> **PROBLEM TO SOLVE**: Identify each line containing the word "this" and copy it.

***** STORED DATA

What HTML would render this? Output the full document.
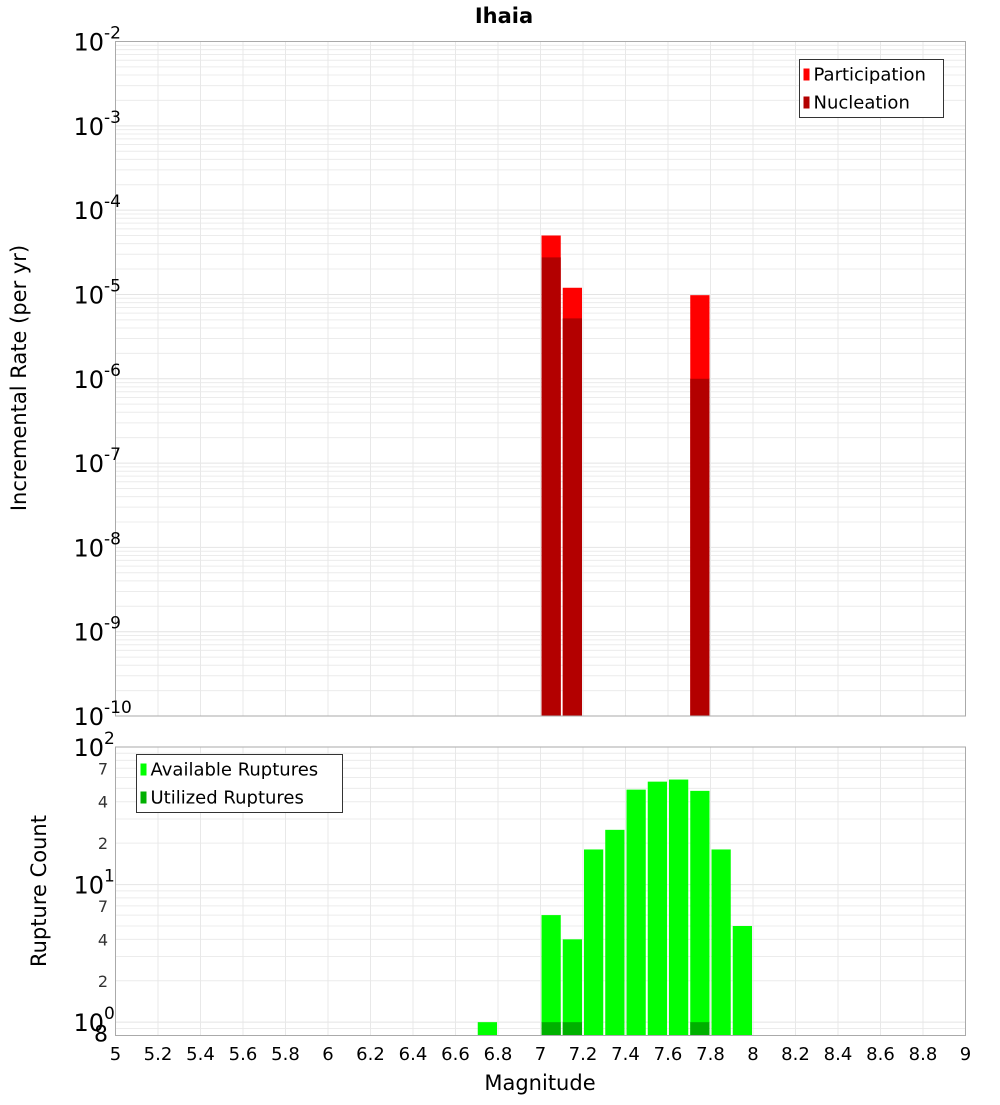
<!DOCTYPE html>
<html><head><meta charset="utf-8"><style>
body{margin:0;background:#fff;width:1000px;height:1100px;overflow:hidden}
svg{font-family:"DejaVu Sans","Liberation Sans",sans-serif}
</style></head><body>
<svg id="chart" width="1000" height="1100" xmlns="http://www.w3.org/2000/svg">
<text x="504" y="23" font-size="21" font-weight="bold" text-anchor="middle">Ihaia</text>
<text transform="translate(26,378) rotate(-90)" font-size="21" text-anchor="middle">Incremental Rate (per yr)</text>
<text transform="translate(46,891) rotate(-90)" font-size="21" text-anchor="middle">Rupture Count</text>
<text x="540" y="1090" font-size="21" text-anchor="middle">Magnitude</text>
<g id="g"></g>
</svg>
<script>
const partMags=[7.0,7.1,7.7];
const partRates=[5.0e-5,1.2e-5,9.8e-6];
const nuclMags=[7.0,7.1,7.7];
const nuclRates=[2.75e-5,5.2e-6,1.0e-6];
const availMags=[6.7,7.0,7.1,7.2,7.3,7.4,7.5,7.6,7.7,7.8,7.9];
const availCounts=[1,6,4,18,25,49,56,58,48,18,5];
const usedMags=[7.0,7.1,7.7];
const usedCounts=[1,1,1];
const xTicks=[5,5.2,5.4,5.6,5.8,6,6.2,6.4,6.6,6.8,7,7.2,7.4,7.6,7.8,8,8.2,8.4,8.6,8.8,9];
const topExps=[-2,-3,-4,-5,-6,-7,-8,-9,-10];
const NS='http://www.w3.org/2000/svg';
const g=document.getElementById('g');
const L=115.5,R=965.5,T1=41.5,B1=716,T2=747,B2=1035.5;
const x=m=>L+(m-5)/4*(R-L);
const y1=v=>T1+(-2-Math.log10(v))/8*(B1-T1);
const y2=v=>T2+(2-Math.log10(v))/(2-Math.log10(0.8))*(B2-T2);
function el(t,a,p){const e=document.createElementNS(NS,t);for(const k in a)e.setAttribute(k,a[k]);(p||g).appendChild(e);return e;}
// frames & grids
[[T1,B1,y1,1e-10,1e-2],[T2,B2,y2,0.8,100]].forEach(([T,B,yf,lo,hi],pi)=>{
  const bg=el('rect',{x:L,y:T,width:R-L,height:B-T,fill:'#fff'});
  
  
  for(let e=Math.floor(Math.log10(lo));e<Math.log10(hi);e++){for(let k=1;k<10;k++){const v=k*Math.pow(10,e);if(v<lo||v>hi)continue;const yy=yf(v);
    const gl=el('line',{x1:L,x2:R,y1:yy,y2:yy,stroke:k==1?'#e4e4e4':'#ececec','stroke-width':1});
    
    }}
  xTicks.forEach(m=>{const gl=el('line',{x1:x(m),x2:x(m),y1:T,y2:B,stroke:'#e8e8e8'});
    
    });
});
function bar(m,v,yf,B,fill,name){const r=el('rect',{x:x(m)+1,y:yf(v),width:x(m+0.1)-x(m)-2,height:B-yf(v),fill:fill});
  
  }
partMags.forEach((m,i)=>bar(m,partRates[i],y1,B1,'#ff0000','participation-bar'));
nuclMags.forEach((m,i)=>bar(m,nuclRates[i],y1,B1,'#b30000','nucleation-bar'));
availMags.forEach((m,i)=>bar(m,availCounts[i],y2,B2,'#00ff00','available-ruptures-bar'));
usedMags.forEach((m,i)=>bar(m,usedCounts[i],y2,B2,'#00b000','utilized-ruptures-bar'));
[[T1,B1],[T2,B2]].forEach(([T,B])=>{const f=el('rect',{x:L,y:T,width:R-L,height:B-T,fill:'none',stroke:'#aaa'});
  
  });
// top y labels
topExps.forEach(e=>{const yy=y1(Math.pow(10,e));
  const t=el('text',{x:104,y:yy+9,'font-size':24,'text-anchor':'end'});t.textContent='10';
  
  
  const s=el('text',{x:104,y:yy-3,'font-size':17});s.textContent=String(e);
  
  });
// bottom y labels
[[100,'2'],[10,'1'],[1,'0']].forEach(([v,e])=>{const yy=y2(v);
  const t=el('text',{x:104,y:yy+9,'font-size':24,'text-anchor':'end'});t.textContent='10';
  
  
  const s=el('text',{x:104,y:yy-3,'font-size':17});s.textContent=e;
  
  });
[[70,'7'],[40,'4'],[20,'2'],[7,'7'],[4,'4'],[2,'2'],[0.8,'8']].forEach(([v,s])=>{const yy=y2(v);
  const t=el('text',{x:108,y:yy+6,'font-size':v==0.8?22:16,'text-anchor':'end',fill:v==0.8?'#000':'#333'});t.textContent=s;
  
  });
xTicks.forEach(m=>{const t=el('text',{x:x(m),y:1060,'font-size':18,'text-anchor':'middle'});t.textContent=String(m);
  
  });
// legends
function legend(x0,y0,w,items,name){const lg=el('g',{});
  el('rect',{x:x0,y:y0,width:w,height:58,fill:'#fff',stroke:'#333'},lg);
  items.forEach(([c,s],i)=>{el('rect',{x:x0+4,y:y0+9+i*28,width:6,height:12,fill:c},lg);
    const t=el('text',{x:x0+14,y:y0+21+i*28,'font-size':18},lg);t.textContent=s;
    
    });}
legend(799.5,59.5,144,[['#ff0000','Participation'],['#b30000','Nucleation']],'top-legend');
legend(136.5,754.5,206,[['#00ff00','Available Ruptures'],['#00b000','Utilized Ruptures']],'bottom-legend');
</script>
</body></html>
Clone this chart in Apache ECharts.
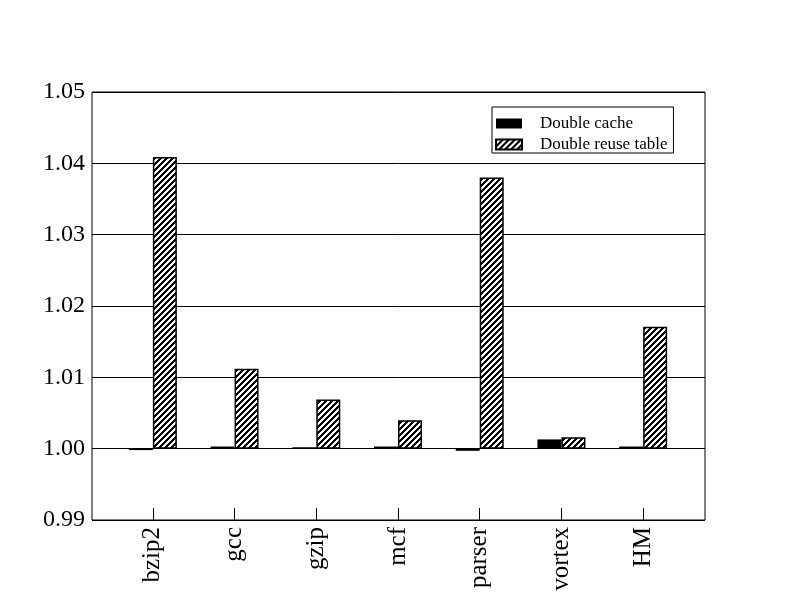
<!DOCTYPE html>
<html>
<head>
<meta charset="utf-8">
<script src="https://cdn.jsdelivr.net/npm/echarts@6/dist/echarts.min.js"></script>
<style>
  html, body { margin: 0; padding: 0; background: #fff; }
  #chart { width: 792px; height: 612px; }
</style>
</head>
<body>
<div id="chart"></div>
<script>
const categories = ['bzip2', 'gcc', 'gzip', 'mcf', 'parser', 'vortex', 'HM']
const doubleCache = [0.9998, 1.0003, 1.0002, 1.0003, 0.9997, 1.0013, 1.0003]
const doubleReuse = [1.0409, 1.0112, 1.0069, 1.0040, 1.0380, 1.0016, 1.0171]
const baseline = 1.0

// crisp diagonal hatch (/) for the reuse-table bars
function hatch() {
  const n = 6
  const c = document.createElement('canvas')
  c.width = n
  c.height = n
  const ctx = c.getContext('2d')
  ctx.fillStyle = '#fff'
  ctx.fillRect(0, 0, n, n)
  ctx.fillStyle = '#000'
  for (let y = 0; y < n; y++) {
    for (let k = 0; k < 3; k++) {
      ctx.fillRect((n - 1 - y + k) % n, y, 1, 1)
    }
  }
  return c
}

const font = 'Liberation Serif'
const chart = echarts.init(document.getElementById('chart'), null, { renderer: 'canvas' })
const yRange = { min: -0.01, max: 0.05, interval: 0.01 }

chart.setOption({
  animation: false,
  backgroundColor: '#fff',
  textStyle: { fontFamily: font, color: '#000' },
  grid: [
    { left: 92, right: 87, top: 92, bottom: 92, show: true, borderColor: '#000', borderWidth: 1, backgroundColor: 'transparent' },
    { left: 112, right: 108, top: 92, bottom: 92 }
  ],
  legend: {
    data: ['Double cache', 'Double reuse table'],
    orient: 'vertical',
    left: 492,
    top: 107,
    padding: [8, 6, 0, 3],
    itemGap: 4,
    itemWidth: 26,
    itemHeight: 10,
    icon: 'rect',
    borderColor: '#000',
    borderWidth: 1,
    textStyle: { fontFamily: font, fontSize: 17, color: '#000', padding: [0, 0, 0, 13] }
  },
  xAxis: [
    { type: 'value', gridIndex: 0, show: false, min: 0, max: 1 },
    {
      type: 'category',
      gridIndex: 1,
      position: 'bottom',
      data: categories,
      axisLine: { show: true, onZero: false, lineStyle: { color: '#000', width: 1 } },
      axisTick: { show: true, inside: true, length: 12, alignWithLabel: true, lineStyle: { color: '#000', width: 1 } },
      axisLabel: { rotate: 90, fontSize: 25, fontFamily: font, color: '#000', margin: 7 }
    }
  ],
  yAxis: [
    {
      type: 'value',
      gridIndex: 0,
      ...yRange,
      axisLine: { show: false },
      axisTick: { show: false },
      splitLine: { lineStyle: { color: '#000', width: 1 } },
      axisLabel: {
        fontSize: 24,
        fontFamily: font,
        color: '#000',
        margin: 7,
        formatter: v => (baseline + v).toFixed(2)
      }
    },
    { type: 'value', gridIndex: 1, ...yRange, show: false }
  ],
  series: [
    {
      name: 'Double cache',
      type: 'bar',
      xAxisIndex: 1,
      yAxisIndex: 1,
      barWidth: 24,
      barGap: '0%',
      itemStyle: { color: '#000' },
      data: doubleCache.map(v => v - baseline)
    },
    {
      name: 'Double reuse table',
      type: 'bar',
      xAxisIndex: 1,
      yAxisIndex: 1,
      barWidth: 24,
      barGap: '0%',
      itemStyle: { color: { image: hatch(), repeat: 'repeat' }, borderColor: '#000', borderWidth: 1.5 },
      data: doubleReuse.map(v => v - baseline)
    }
  ]
})
</script>
</body>
</html>
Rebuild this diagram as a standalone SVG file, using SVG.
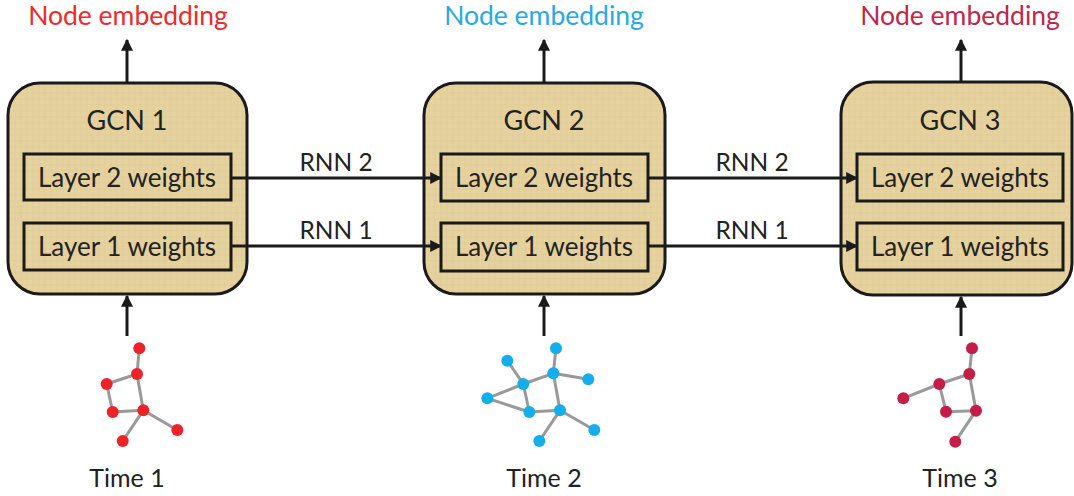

**********

> **SOLUTION**:
What HTML would render this? Output the full document.
Clone this chart in Apache ECharts.
Rebuild this diagram as a standalone SVG file, using SVG.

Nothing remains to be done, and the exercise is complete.